**EXERCISE GOAL:** Which lines run from the first one up to and including the one with "XAxis, YAxis, ReferenceLine"? Print exactly those.

_ _ _

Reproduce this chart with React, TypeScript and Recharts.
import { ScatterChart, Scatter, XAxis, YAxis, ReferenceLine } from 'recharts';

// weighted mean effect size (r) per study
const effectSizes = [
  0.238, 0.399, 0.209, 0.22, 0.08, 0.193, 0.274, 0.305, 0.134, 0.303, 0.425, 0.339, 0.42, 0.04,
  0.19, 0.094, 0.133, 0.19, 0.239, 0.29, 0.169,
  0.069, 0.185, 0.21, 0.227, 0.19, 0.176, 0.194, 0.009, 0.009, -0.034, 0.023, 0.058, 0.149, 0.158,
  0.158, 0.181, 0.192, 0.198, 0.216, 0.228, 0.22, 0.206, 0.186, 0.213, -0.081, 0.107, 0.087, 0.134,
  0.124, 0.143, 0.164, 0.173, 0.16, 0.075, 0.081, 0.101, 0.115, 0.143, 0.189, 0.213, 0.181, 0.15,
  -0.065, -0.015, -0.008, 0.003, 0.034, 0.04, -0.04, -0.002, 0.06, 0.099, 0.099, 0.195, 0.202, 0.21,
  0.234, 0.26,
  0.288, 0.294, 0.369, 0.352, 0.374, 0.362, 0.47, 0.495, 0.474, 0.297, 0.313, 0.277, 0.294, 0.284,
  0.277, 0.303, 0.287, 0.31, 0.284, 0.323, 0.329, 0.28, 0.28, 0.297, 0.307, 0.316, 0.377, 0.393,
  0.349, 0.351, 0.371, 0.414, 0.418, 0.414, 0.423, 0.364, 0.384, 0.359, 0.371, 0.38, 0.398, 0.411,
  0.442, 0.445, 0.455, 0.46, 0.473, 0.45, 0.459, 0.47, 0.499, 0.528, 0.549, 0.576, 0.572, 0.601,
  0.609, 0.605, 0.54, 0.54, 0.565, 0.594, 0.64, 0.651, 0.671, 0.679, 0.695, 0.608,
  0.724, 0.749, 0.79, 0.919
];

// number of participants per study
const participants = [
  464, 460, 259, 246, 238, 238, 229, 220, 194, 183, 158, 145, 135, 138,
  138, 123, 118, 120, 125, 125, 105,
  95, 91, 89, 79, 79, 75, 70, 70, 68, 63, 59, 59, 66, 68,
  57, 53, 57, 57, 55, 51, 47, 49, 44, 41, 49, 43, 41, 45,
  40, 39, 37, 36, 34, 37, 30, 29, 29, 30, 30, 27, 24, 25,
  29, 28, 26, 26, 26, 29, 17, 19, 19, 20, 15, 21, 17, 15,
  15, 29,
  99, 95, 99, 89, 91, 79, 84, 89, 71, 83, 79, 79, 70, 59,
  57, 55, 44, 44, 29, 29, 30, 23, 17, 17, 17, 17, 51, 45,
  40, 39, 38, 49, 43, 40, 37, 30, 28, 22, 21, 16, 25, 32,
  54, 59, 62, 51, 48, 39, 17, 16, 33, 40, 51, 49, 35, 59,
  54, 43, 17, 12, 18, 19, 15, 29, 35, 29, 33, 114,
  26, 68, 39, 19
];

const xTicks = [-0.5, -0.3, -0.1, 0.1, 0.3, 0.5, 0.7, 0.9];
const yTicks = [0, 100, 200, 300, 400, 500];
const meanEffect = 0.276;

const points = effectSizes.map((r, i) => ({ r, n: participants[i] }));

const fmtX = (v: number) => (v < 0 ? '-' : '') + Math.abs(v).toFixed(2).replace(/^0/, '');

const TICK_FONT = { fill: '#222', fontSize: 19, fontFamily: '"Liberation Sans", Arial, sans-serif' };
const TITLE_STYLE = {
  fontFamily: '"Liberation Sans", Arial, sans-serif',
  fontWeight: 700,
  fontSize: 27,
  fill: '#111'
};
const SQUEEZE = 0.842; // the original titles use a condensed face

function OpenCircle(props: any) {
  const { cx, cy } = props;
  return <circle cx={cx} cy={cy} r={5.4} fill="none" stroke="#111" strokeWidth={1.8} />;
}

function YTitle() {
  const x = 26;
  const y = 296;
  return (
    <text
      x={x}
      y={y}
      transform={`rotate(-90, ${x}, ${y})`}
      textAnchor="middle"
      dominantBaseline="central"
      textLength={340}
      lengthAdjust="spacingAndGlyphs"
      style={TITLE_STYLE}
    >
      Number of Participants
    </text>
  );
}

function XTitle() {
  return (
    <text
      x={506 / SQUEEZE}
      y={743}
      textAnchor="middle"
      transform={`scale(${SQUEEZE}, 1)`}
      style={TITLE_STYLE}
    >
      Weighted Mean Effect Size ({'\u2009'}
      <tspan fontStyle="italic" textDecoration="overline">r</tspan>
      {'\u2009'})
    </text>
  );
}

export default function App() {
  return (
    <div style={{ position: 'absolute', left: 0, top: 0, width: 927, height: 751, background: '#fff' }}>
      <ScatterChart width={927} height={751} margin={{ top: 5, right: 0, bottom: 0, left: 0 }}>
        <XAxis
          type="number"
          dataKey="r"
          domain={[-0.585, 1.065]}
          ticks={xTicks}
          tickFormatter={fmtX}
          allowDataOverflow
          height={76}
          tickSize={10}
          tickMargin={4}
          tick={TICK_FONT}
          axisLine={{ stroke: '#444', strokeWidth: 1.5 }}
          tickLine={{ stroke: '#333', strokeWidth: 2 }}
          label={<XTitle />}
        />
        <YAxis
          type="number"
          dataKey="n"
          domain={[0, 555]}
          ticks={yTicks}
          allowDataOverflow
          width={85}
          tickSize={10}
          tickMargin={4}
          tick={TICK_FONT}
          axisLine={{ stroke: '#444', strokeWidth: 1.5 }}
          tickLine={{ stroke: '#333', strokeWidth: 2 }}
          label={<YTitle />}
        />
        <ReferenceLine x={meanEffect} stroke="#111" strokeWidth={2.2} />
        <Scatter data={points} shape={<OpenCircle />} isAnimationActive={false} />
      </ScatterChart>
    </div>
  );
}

_ _ _

**RESULT FOR THIS EXERCISE:**
Reproduce this chart with React, TypeScript and Recharts.
import { ScatterChart, Scatter, XAxis, YAxis, ReferenceLine } from 'recharts';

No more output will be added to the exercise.